Restless City is a 2011 independent drama film written by Eugene M. Gussenhoven and directed by Andrew Dosunmu. It stars Sy Alassane, Sky Nicole Grey, Tony Okungbowa, Stephen Tyrone Williams, and Danai Gurira. The film premiered on January 23, 2011, at the 2011 Sundance Film Festival and received a limited release in the United States on April 27, 2012.

==Plot==
Djibril, a young Senegalese immigrant, has been trying to make a life for himself in the streets of Harlem in New York.

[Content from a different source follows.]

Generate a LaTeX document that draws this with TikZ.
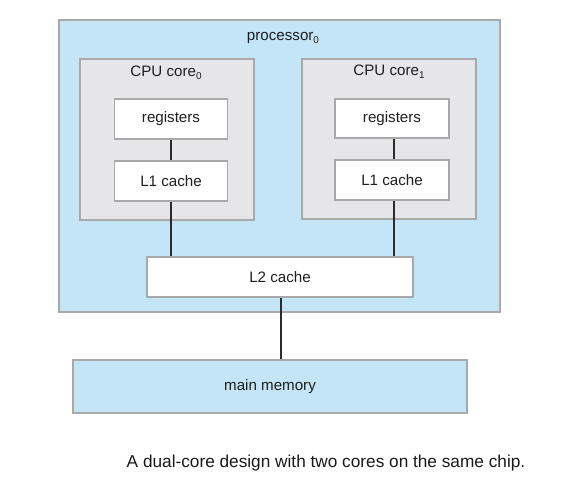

An aspiring musician, he hopes to one day score a record deal, but after four years in the United States he still scrapes together a living by selling CDs on the street and taking on gigs as a courier with the help of his moped. To raise enough money to make an album, Djibril agrees to work for Bekay, a pimp and loan shark. Djilbri's mission to fulfill his dream is interrupted when he meets Trini, a prostitute who works for Bekay. Djibril risks everything to save Trini from her squalid life.

==Reception==

In a positive review, Wesley Morris of The Boston Globe wrote, "'Restless City' is tumescent with atmosphere", and "there’s a dreamy immediacy to life in [Dosunmu’s] Harlem as opposed to the drugginess of life" of other films. Ernest Hardy of The Village Voice said, "Told in an elliptical style with a pacing and jagged rhythms that take some getting used to, the thrust and power of the film lies in its poetic imagery, in the way Dosunmu and cinematographer Bradford Young use light and composition to make almost every frame (breathtaking profiles; close-ups on faces and feet; slo-mo moped rides down city streets) stunning. The cumulative effect of their visual handiwork brings an unexpected impact when tragedy finally strikes."